## Task brief:
Transcribe the lines below verbatim, skipping the images.
___
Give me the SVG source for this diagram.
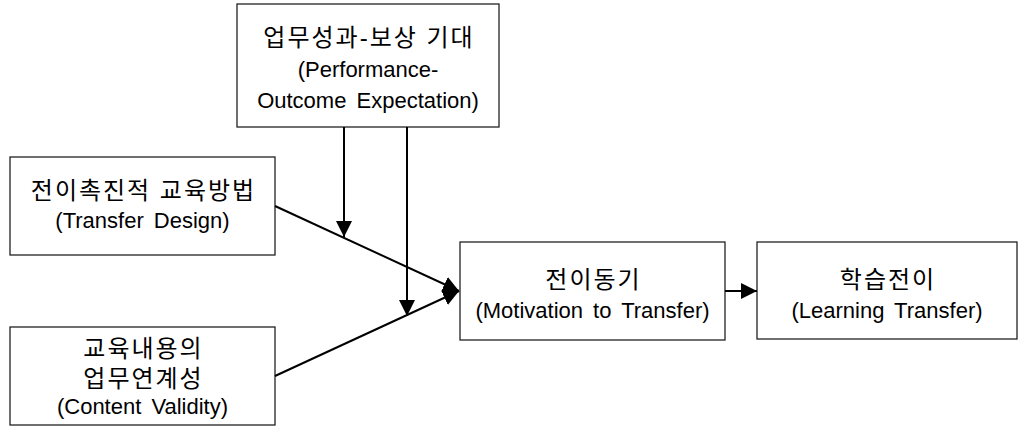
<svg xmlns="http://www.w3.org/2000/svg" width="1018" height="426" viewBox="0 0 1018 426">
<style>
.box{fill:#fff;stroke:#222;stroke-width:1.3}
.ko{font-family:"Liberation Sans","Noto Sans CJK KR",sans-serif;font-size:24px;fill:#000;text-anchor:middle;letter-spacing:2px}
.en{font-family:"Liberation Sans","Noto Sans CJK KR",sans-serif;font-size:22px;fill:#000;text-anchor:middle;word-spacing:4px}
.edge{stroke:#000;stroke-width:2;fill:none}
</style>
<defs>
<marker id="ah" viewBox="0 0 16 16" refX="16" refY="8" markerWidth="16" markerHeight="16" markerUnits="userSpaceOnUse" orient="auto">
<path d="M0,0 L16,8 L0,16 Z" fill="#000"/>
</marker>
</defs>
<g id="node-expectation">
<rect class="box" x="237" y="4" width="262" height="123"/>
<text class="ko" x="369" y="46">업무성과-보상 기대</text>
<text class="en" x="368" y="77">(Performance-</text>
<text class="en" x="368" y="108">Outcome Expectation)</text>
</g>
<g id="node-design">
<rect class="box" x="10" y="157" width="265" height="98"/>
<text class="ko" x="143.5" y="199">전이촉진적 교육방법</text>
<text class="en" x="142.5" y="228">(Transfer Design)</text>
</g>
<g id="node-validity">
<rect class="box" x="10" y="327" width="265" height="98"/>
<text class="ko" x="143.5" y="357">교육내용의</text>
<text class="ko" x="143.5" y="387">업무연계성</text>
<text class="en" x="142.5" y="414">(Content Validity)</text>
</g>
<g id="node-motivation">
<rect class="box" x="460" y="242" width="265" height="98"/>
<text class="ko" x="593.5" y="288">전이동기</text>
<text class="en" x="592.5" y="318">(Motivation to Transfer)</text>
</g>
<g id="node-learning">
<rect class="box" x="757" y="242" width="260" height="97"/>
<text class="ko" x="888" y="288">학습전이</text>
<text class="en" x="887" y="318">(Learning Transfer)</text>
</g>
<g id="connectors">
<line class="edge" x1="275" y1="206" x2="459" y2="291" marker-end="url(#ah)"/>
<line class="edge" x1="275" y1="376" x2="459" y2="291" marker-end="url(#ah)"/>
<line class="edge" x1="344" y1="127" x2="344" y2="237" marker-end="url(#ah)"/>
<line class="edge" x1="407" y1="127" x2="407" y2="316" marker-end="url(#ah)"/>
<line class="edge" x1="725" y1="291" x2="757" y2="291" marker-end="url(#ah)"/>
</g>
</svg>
___
## Written response:
Give me the SVG source for this diagram.
<svg xmlns="http://www.w3.org/2000/svg" width="1018" height="426" viewBox="0 0 1018 426">
<style>
.box{fill:#fff;stroke:#222;stroke-width:1.3}
.ko{font-family:"Liberation Sans","Noto Sans CJK KR",sans-serif;font-size:24px;fill:#000;text-anchor:middle;letter-spacing:2px}
.en{font-family:"Liberation Sans","Noto Sans CJK KR",sans-serif;font-size:22px;fill:#000;text-anchor:middle;word-spacing:4px}
.edge{stroke:#000;stroke-width:2;fill:none}
</style>
<defs>
<marker id="ah" viewBox="0 0 16 16" refX="16" refY="8" markerWidth="16" markerHeight="16" markerUnits="userSpaceOnUse" orient="auto">
<path d="M0,0 L16,8 L0,16 Z" fill="#000"/>
</marker>
</defs>
<g id="node-expectation">
<rect class="box" x="237" y="4" width="262" height="123"/>
<text class="ko" x="369" y="46">업무성과-보상 기대</text>
<text class="en" x="368" y="77">(Performance-</text>
<text class="en" x="368" y="108">Outcome Expectation)</text>
</g>
<g id="node-design">
<rect class="box" x="10" y="157" width="265" height="98"/>
<text class="ko" x="143.5" y="199">전이촉진적 교육방법</text>
<text class="en" x="142.5" y="228">(Transfer Design)</text>
</g>
<g id="node-validity">
<rect class="box" x="10" y="327" width="265" height="98"/>
<text class="ko" x="143.5" y="357">교육내용의</text>
<text class="ko" x="143.5" y="387">업무연계성</text>
<text class="en" x="142.5" y="414">(Content Validity)</text>
</g>
<g id="node-motivation">
<rect class="box" x="460" y="242" width="265" height="98"/>
<text class="ko" x="593.5" y="288">전이동기</text>
<text class="en" x="592.5" y="318">(Motivation to Transfer)</text>
</g>
<g id="node-learning">
<rect class="box" x="757" y="242" width="260" height="97"/>
<text class="ko" x="888" y="288">학습전이</text>
<text class="en" x="887" y="318">(Learning Transfer)</text>
</g>
<g id="connectors">
<line class="edge" x1="275" y1="206" x2="459" y2="291" marker-end="url(#ah)"/>
<line class="edge" x1="275" y1="376" x2="459" y2="291" marker-end="url(#ah)"/>
<line class="edge" x1="344" y1="127" x2="344" y2="237" marker-end="url(#ah)"/>
<line class="edge" x1="407" y1="127" x2="407" y2="316" marker-end="url(#ah)"/>
<line class="edge" x1="725" y1="291" x2="757" y2="291" marker-end="url(#ah)"/>
</g>
</svg>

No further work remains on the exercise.